ポルシェ911を従えるFTO (写真提供:富士スピードウェイ)
ポルシェ911を従えるFTO (写真提供:富士スピードウェイ)

 その速さはデビュー戦となった1998年3月の鈴鹿GT300kmレースですぐに証明された。テイボンFTOは予選でクラス2位!! 決勝は3位表彰台という好成績を収めたのだ。

 一方で、課題もすぐに浮き彫りになった。FFレイアウトゆえに後輪の荷重が軽く、リアタイヤが十分に発熱しないのだ。極端な例を挙げれば、岡山戦では決勝を走り終えてもリアタイヤのトレッドが新品同様に残っていたほど。

 これではグリップを十分に引き出せず、安定性を欠く。さらに、当時GT唯一の供給メーカーとして挑戦していたトーヨータイヤは、他社と混走するレースにおいて“ラバーのピックアップ”問題に悩まされることになった。他社のタイヤカスを拾ってしまい、振動やグリップ不足が顕著に現れるのだ。

 GT300クラスならではの多様な駆動方式のせめぎ合いもあった。
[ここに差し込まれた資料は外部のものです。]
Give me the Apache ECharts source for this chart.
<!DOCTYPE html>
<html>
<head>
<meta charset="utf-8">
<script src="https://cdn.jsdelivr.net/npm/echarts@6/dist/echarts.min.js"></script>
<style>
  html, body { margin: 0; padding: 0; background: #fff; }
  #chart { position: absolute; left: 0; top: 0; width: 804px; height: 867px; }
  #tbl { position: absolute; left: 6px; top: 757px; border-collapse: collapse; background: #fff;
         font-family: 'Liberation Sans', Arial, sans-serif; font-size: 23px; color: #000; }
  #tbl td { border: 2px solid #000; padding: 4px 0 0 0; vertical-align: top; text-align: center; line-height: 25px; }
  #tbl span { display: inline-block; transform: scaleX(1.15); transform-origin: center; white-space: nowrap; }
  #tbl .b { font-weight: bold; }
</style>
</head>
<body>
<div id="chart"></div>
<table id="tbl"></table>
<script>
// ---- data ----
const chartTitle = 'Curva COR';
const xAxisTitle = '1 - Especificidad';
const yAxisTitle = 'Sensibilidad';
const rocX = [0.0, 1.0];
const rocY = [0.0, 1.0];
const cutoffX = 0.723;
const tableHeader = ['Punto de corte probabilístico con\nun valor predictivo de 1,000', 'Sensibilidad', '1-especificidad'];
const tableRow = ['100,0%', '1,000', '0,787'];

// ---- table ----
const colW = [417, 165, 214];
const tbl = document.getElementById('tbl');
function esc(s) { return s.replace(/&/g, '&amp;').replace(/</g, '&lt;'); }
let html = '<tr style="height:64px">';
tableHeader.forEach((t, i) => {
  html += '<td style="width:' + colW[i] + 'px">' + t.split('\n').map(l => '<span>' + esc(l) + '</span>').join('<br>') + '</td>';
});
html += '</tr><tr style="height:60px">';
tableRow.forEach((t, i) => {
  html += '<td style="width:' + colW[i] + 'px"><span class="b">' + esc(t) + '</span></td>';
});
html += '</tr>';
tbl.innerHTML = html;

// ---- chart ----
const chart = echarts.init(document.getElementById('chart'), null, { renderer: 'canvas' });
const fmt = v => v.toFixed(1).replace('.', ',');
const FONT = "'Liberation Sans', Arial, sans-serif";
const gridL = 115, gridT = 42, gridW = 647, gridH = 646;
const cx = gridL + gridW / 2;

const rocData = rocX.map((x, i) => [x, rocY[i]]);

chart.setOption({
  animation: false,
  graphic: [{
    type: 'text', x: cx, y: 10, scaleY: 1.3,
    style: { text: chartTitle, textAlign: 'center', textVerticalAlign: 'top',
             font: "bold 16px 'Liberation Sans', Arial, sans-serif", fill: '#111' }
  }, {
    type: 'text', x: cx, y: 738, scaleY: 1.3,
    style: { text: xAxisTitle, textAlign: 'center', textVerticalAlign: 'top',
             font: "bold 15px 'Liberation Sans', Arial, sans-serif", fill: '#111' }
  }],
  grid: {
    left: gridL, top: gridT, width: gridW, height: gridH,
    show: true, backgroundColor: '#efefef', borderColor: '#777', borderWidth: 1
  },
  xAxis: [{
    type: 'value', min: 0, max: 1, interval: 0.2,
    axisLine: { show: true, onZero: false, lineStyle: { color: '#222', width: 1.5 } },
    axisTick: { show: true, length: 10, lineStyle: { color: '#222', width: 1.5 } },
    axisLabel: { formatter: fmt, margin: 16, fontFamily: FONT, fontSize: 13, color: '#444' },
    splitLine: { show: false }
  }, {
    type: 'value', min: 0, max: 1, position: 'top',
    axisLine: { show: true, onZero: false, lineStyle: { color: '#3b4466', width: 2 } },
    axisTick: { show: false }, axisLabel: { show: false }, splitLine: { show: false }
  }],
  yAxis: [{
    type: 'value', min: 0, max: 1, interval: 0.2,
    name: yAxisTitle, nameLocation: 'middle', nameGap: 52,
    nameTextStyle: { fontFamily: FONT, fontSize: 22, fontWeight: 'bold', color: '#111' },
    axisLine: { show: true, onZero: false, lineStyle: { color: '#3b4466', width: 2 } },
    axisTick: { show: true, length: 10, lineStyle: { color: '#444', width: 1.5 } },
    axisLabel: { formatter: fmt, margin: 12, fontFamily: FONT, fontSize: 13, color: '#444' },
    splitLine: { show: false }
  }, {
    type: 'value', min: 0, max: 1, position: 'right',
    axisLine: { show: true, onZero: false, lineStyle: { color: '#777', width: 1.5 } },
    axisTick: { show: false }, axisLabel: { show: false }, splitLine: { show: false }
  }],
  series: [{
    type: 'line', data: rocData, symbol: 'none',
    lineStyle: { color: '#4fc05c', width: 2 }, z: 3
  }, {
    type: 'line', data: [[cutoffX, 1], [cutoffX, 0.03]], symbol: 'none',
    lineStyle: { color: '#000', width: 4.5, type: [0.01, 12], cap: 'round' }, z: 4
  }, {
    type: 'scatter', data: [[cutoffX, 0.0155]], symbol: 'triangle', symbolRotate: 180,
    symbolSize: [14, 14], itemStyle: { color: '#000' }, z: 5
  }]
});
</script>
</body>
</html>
RR(リアエンジン・リア駆動)のポルシェ911は、後輪に圧倒的なトラクションを与え、低中速コーナーからの立ち上がりで強烈な加速を見せた。

FTOと同じFF車両としてはセリカがライバルだった
FTOと同じFF車両としてはセリカがライバルだった

 対してMR(ミッドシップ・リア駆動)のトヨタMR2は、旋回性能に優れ、タイトなコーナーでは鋭い切り返しで前に出る。さらにシルビアやRX-7といったFR(フロントエンジン・リア駆動)勢は、安定感ある挙動と旋回性を武器にしていた。

 そこへFFのトヨタ・セリカに加えニューコンテンダーとしてFTOが参戦したのだから、駆動レイアウトの見本市のような混戦が展開されていたのである。

 サーキットごとに有利不利が目まぐるしく変わるのも特徴だった。タイトなS字区やロングストレートの富士ではMR2が速く、FR勢は仙台ハイランドや岡山などタイトコーナーが多いコースで速さを発揮。FTOは菅生や鈴鹿など高速かつテクニカルな難コースで速さを発揮した。

 FTOは軽量かつ高剛性の車体を武器に、ブレーキング勝負や進入の速さで食らいついていった。ライバルが各々のレイアウトの特性を極限まで引き出す中で、FFの限界に臨んだのである。